# What the task requires:
Without the pictures, write out all the lines below exactly as they appear.

━━━ Information supplied ━━━

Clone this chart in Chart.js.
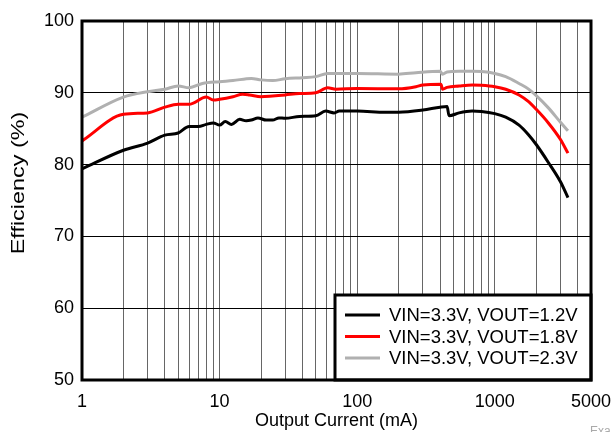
<!DOCTYPE html>
<html>
<head>
<meta charset="utf-8">
<script src="https://cdn.jsdelivr.net/npm/chart.js@4"></script>
<style>
  html, body { margin: 0; padding: 0; background: #fff; }
  #wrap { width: 611px; height: 432px; }
</style>
</head>
<body>
<div id="wrap"><canvas id="effChart" width="611" height="432"></canvas></div>
<script>
// efficiency vs output current
const seriesLabels = ["VIN=3.3V, VOUT=1.2V", "VIN=3.3V, VOUT=1.8V", "VIN=3.3V, VOUT=2.3V"];
const seriesColors = ["#000000", "#ff0000", "#b0b0b0"];

// VOUT=1.2V (black)
const current12 = [1, 2, 3, 4, 5, 6, 7, 8, 9, 10, 11, 12.2, 14, 15.6, 17, 19, 21.8, 24.3, 27, 30, 38, 50, 59, 68, 74, 100, 160, 200, 300, 400, 450, 465, 550, 685, 800, 1000, 1200, 1500, 1750, 2000, 2450, 3000, 3400];
const eff12 = [79.4, 82.0, 83.0, 84.1, 84.4, 85.3, 85.3, 85.6, 85.8, 85.5, 86.0, 85.6, 86.3, 86.1, 86.2, 86.5, 86.2, 86.2, 86.5, 86.45, 86.7, 86.8, 87.45, 87.2, 87.45, 87.45, 87.3, 87.3, 87.6, 88.0, 88.1, 86.8, 87.2, 87.45, 87.4, 87.1, 86.6, 85.5, 84.2, 82.8, 80.3, 77.6, 75.4];

// VOUT=1.8V (red)
const current18 = [1, 2, 3, 4, 5, 6, 8, 9, 10, 12.5, 14.7, 16.5, 20, 24.3, 30, 38, 50, 61, 70, 100, 200, 267, 300, 406, 417, 450, 550, 685, 800, 1000, 1200, 1500, 1750, 2000, 2450, 3000, 3400];
const eff18 = [83.3, 87.0, 87.2, 88.0, 88.4, 88.4, 89.4, 89.0, 89.1, 89.45, 89.8, 89.7, 89.45, 89.55, 89.7, 89.9, 90.0, 90.7, 90.5, 90.6, 90.55, 90.85, 91.1, 91.2, 90.5, 90.75, 90.95, 91.1, 91.05, 90.85, 90.5, 89.7, 88.8, 87.7, 85.8, 83.5, 81.6];

// VOUT=2.3V (gray)
const current23 = [1, 2, 3, 4, 5, 6, 7.5, 10, 12.5, 17, 20, 24.3, 30, 40, 50, 61, 100, 200, 267, 400, 417, 450, 550, 685, 800, 1000, 1200, 1500, 1750, 2000, 2450, 3000, 3400];
const eff23 = [86.6, 89.4, 90.15, 90.5, 90.95, 90.7, 91.3, 91.55, 91.7, 92.0, 91.8, 91.7, 91.95, 92.1, 92.25, 92.7, 92.7, 92.6, 92.8, 93.0, 92.6, 92.9, 93.0, 93.0, 92.95, 92.7, 92.25, 91.3, 90.55, 89.6, 87.9, 85.9, 84.7];

// x grid lines and which of them get a label
const xGridValues = [1, 2, 3, 4, 5, 6, 7, 8, 9, 10, 20, 30, 40, 50, 60, 70, 80, 90, 100, 200, 300, 400, 500, 600, 700, 800, 900, 1000, 2000, 3000, 4000, 5000];
const xTickLabels = [1, 10, 100, 1000, 5000];
const yTitle = "Efficiency (%)";

const toPoints = (xs, ys) => xs.map((x, i) => ({ x: x, y: ys[i] }));
const FONT = "'Liberation Sans', Arial, sans-serif";

Chart.defaults.font.family = FONT;
Chart.defaults.font.size = 18;
Chart.defaults.color = "#000";

// legend box in the lower right corner, heavy frame round the plot, y title
const frameAndLegend = {
  id: "frameAndLegend",
  afterDraw(chart) {
    const { ctx, chartArea } = chart;
    ctx.save();

    const w = 256, h = 85;
    const lx = chartArea.right - w;
    const ly = chartArea.bottom - h;
    ctx.fillStyle = "#fff";
    ctx.fillRect(lx, ly, w, h);
    ctx.lineWidth = 3;
    ctx.strokeStyle = "#000";
    ctx.strokeRect(lx, ly, w, h);

    ctx.font = "18.5px " + FONT;
    ctx.textBaseline = "middle";
    ctx.textAlign = "left";
    chart.data.datasets.forEach((ds, i) => {
      const ry = ly + 20 + i * 21.5;
      ctx.strokeStyle = ds.borderColor;
      ctx.lineWidth = 3;
      ctx.beginPath();
      ctx.moveTo(lx + 10, ry);
      ctx.lineTo(lx + 45, ry);
      ctx.stroke();
      ctx.fillStyle = "#000";
      ctx.fillText(ds.label, lx + 54, ry + 1);
    });

    ctx.lineWidth = 3;
    ctx.strokeStyle = "#000";
    ctx.strokeRect(chartArea.left, chartArea.top, chartArea.right - chartArea.left, chartArea.bottom - chartArea.top);

    // y axis title, drawn a bit stretched like the original
    ctx.save();
    ctx.translate(19, 183);
    ctx.rotate(-Math.PI / 2);
    ctx.scale(1.3, 1);
    ctx.font = "18px " + FONT;
    ctx.fillStyle = "#000";
    ctx.textAlign = "center";
    ctx.textBaseline = "middle";
    ctx.fillText(yTitle, 0, 0);
    ctx.restore();

    // cut-off note in the corner
    ctx.font = "12px " + FONT;
    ctx.fillStyle = "#aaa";
    ctx.textBaseline = "top";
    ctx.fillText("Example", 590, 426);
    ctx.restore();
  }
};

const ctx = document.getElementById("effChart").getContext("2d");
new Chart(ctx, {
  type: "line",
  data: {
    datasets: [
      { label: seriesLabels[0], data: toPoints(current12, eff12), borderColor: seriesColors[0] },
      { label: seriesLabels[1], data: toPoints(current18, eff18), borderColor: seriesColors[1] },
      { label: seriesLabels[2], data: toPoints(current23, eff23), borderColor: seriesColors[2] },
    ],
  },
  options: {
    responsive: false,
    animation: false,
    layout: { padding: { top: 21, right: 0, left: 0, bottom: 0 } },
    elements: {
      point: { radius: 0 },
      line: { borderWidth: 3, cubicInterpolationMode: "monotone", borderJoinStyle: "round" },
    },
    plugins: {
      legend: { display: false },
      tooltip: { enabled: false },
    },
    scales: {
      x: {
        type: "logarithmic",
        min: 1,
        max: 5000,
        afterBuildTicks: (scale) => {
          scale.ticks = xGridValues.map((v) => ({ value: v }));
        },
        afterFit: (scale) => {
          scale.height = 52;
          scale.paddingRight = 20;
        },
        ticks: {
          autoSkip: false,
          maxRotation: 0,
          padding: 11,
          callback: (v) => (xTickLabels.includes(v) ? String(v) : ""),
        },
        grid: { color: "#666", lineWidth: 1, drawTicks: false },
        border: { display: false },
        title: { display: true, text: "Output Current (mA)", padding: { top: 0, bottom: 0 } },
      },
      y: {
        min: 50,
        max: 100,
        afterFit: (scale) => { scale.width = 82; },
        ticks: { stepSize: 10, padding: 8 },
        grid: { color: "#000", lineWidth: 1, drawTicks: false },
        border: { display: false },
        title: { display: false },
      },
    },
  },
  plugins: [frameAndLegend],
});
</script>
</body>
</html>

━━━

# Result of the exercise:
Clone this chart in Chart.js.
<!DOCTYPE html>
<html>
<head>
<meta charset="utf-8">
<script src="https://cdn.jsdelivr.net/npm/chart.js@4"></script>
<style>
  html, body { margin: 0; padding: 0; background: #fff; }
  #wrap { width: 611px; height: 432px; }
</style>
</head>
<body>
<div id="wrap"><canvas id="effChart" width="611" height="432"></canvas></div>
<script>
// efficiency vs output current
const seriesLabels = ["VIN=3.3V, VOUT=1.2V", "VIN=3.3V, VOUT=1.8V", "VIN=3.3V, VOUT=2.3V"];
const seriesColors = ["#000000", "#ff0000", "#b0b0b0"];

// VOUT=1.2V (black)
const current12 = [1, 2, 3, 4, 5, 6, 7, 8, 9, 10, 11, 12.2, 14, 15.6, 17, 19, 21.8, 24.3, 27, 30, 38, 50, 59, 68, 74, 100, 160, 200, 300, 400, 450, 465, 550, 685, 800, 1000, 1200, 1500, 1750, 2000, 2450, 3000, 3400];
const eff12 = [79.4, 82.0, 83.0, 84.1, 84.4, 85.3, 85.3, 85.6, 85.8, 85.5, 86.0, 85.6, 86.3, 86.1, 86.2, 86.5, 86.2, 86.2, 86.5, 86.45, 86.7, 86.8, 87.45, 87.2, 87.45, 87.45, 87.3, 87.3, 87.6, 88.0, 88.1, 86.8, 87.2, 87.45, 87.4, 87.1, 86.6, 85.5, 84.2, 82.8, 80.3, 77.6, 75.4];

// VOUT=1.8V (red)
const current18 = [1, 2, 3, 4, 5, 6, 8, 9, 10, 12.5, 14.7, 16.5, 20, 24.3, 30, 38, 50, 61, 70, 100, 200, 267, 300, 406, 417, 450, 550, 685, 800, 1000, 1200, 1500, 1750, 2000, 2450, 3000, 3400];
const eff18 = [83.3, 87.0, 87.2, 88.0, 88.4, 88.4, 89.4, 89.0, 89.1, 89.45, 89.8, 89.7, 89.45, 89.55, 89.7, 89.9, 90.0, 90.7, 90.5, 90.6, 90.55, 90.85, 91.1, 91.2, 90.5, 90.75, 90.95, 91.1, 91.05, 90.85, 90.5, 89.7, 88.8, 87.7, 85.8, 83.5, 81.6];

// VOUT=2.3V (gray)
const current23 = [1, 2, 3, 4, 5, 6, 7.5, 10, 12.5, 17, 20, 24.3, 30, 40, 50, 61, 100, 200, 267, 400, 417, 450, 550, 685, 800, 1000, 1200, 1500, 1750, 2000, 2450, 3000, 3400];
const eff23 = [86.6, 89.4, 90.15, 90.5, 90.95, 90.7, 91.3, 91.55, 91.7, 92.0, 91.8, 91.7, 91.95, 92.1, 92.25, 92.7, 92.7, 92.6, 92.8, 93.0, 92.6, 92.9, 93.0, 93.0, 92.95, 92.7, 92.25, 91.3, 90.55, 89.6, 87.9, 85.9, 84.7];

// x grid lines and which of them get a label
const xGridValues = [1, 2, 3, 4, 5, 6, 7, 8, 9, 10, 20, 30, 40, 50, 60, 70, 80, 90, 100, 200, 300, 400, 500, 600, 700, 800, 900, 1000, 2000, 3000, 4000, 5000];
const xTickLabels = [1, 10, 100, 1000, 5000];
const yTitle = "Efficiency (%)";

const toPoints = (xs, ys) => xs.map((x, i) => ({ x: x, y: ys[i] }));
const FONT = "'Liberation Sans', Arial, sans-serif";

Chart.defaults.font.family = FONT;
Chart.defaults.font.size = 18;
Chart.defaults.color = "#000";

// legend box in the lower right corner, heavy frame round the plot, y title
const frameAndLegend = {
  id: "frameAndLegend",
  afterDraw(chart) {
    const { ctx, chartArea } = chart;
    ctx.save();

    const w = 256, h = 85;
    const lx = chartArea.right - w;
    const ly = chartArea.bottom - h;
    ctx.fillStyle = "#fff";
    ctx.fillRect(lx, ly, w, h);
    ctx.lineWidth = 3;
    ctx.strokeStyle = "#000";
    ctx.strokeRect(lx, ly, w, h);

    ctx.font = "18.5px " + FONT;
    ctx.textBaseline = "middle";
    ctx.textAlign = "left";
    chart.data.datasets.forEach((ds, i) => {
      const ry = ly + 20 + i * 21.5;
      ctx.strokeStyle = ds.borderColor;
      ctx.lineWidth = 3;
      ctx.beginPath();
      ctx.moveTo(lx + 10, ry);
      ctx.lineTo(lx + 45, ry);
      ctx.stroke();
      ctx.fillStyle = "#000";
      ctx.fillText(ds.label, lx + 54, ry + 1);
    });

    ctx.lineWidth = 3;
    ctx.strokeStyle = "#000";
    ctx.strokeRect(chartArea.left, chartArea.top, chartArea.right - chartArea.left, chartArea.bottom - chartArea.top);

    // y axis title, drawn a bit stretched like the original
    ctx.save();
    ctx.translate(19, 183);
    ctx.rotate(-Math.PI / 2);
    ctx.scale(1.3, 1);
    ctx.font = "18px " + FONT;
    ctx.fillStyle = "#000";
    ctx.textAlign = "center";
    ctx.textBaseline = "middle";
    ctx.fillText(yTitle, 0, 0);
    ctx.restore();

    // cut-off note in the corner
    ctx.font = "12px " + FONT;
    ctx.fillStyle = "#aaa";
    ctx.textBaseline = "top";
    ctx.fillText("Example", 590, 426);
    ctx.restore();
  }
};

const ctx = document.getElementById("effChart").getContext("2d");
new Chart(ctx, {
  type: "line",
  data: {
    datasets: [
      { label: seriesLabels[0], data: toPoints(current12, eff12), borderColor: seriesColors[0] },
      { label: seriesLabels[1], data: toPoints(current18, eff18), borderColor: seriesColors[1] },
      { label: seriesLabels[2], data: toPoints(current23, eff23), borderColor: seriesColors[2] },
    ],
  },
  options: {
    responsive: false,
    animation: false,
    layout: { padding: { top: 21, right: 0, left: 0, bottom: 0 } },
    elements: {
      point: { radius: 0 },
      line: { borderWidth: 3, cubicInterpolationMode: "monotone", borderJoinStyle: "round" },
    },
    plugins: {
      legend: { display: false },
      tooltip: { enabled: false },
    },
    scales: {
      x: {
        type: "logarithmic",
        min: 1,
        max: 5000,
        afterBuildTicks: (scale) => {
          scale.ticks = xGridValues.map((v) => ({ value: v }));
        },
        afterFit: (scale) => {
          scale.height = 52;
          scale.paddingRight = 20;
        },
        ticks: {
          autoSkip: false,
          maxRotation: 0,
          padding: 11,
          callback: (v) => (xTickLabels.includes(v) ? String(v) : ""),
        },
        grid: { color: "#666", lineWidth: 1, drawTicks: false },
        border: { display: false },
        title: { display: true, text: "Output Current (mA)", padding: { top: 0, bottom: 0 } },
      },
      y: {
        min: 50,
        max: 100,
        afterFit: (scale) => { scale.width = 82; },
        ticks: { stepSize: 10, padding: 8 },
        grid: { color: "#000", lineWidth: 1, drawTicks: false },
        border: { display: false },
        title: { display: false },
      },
    },
  },
  plugins: [frameAndLegend],
});
</script>
</body>
</html>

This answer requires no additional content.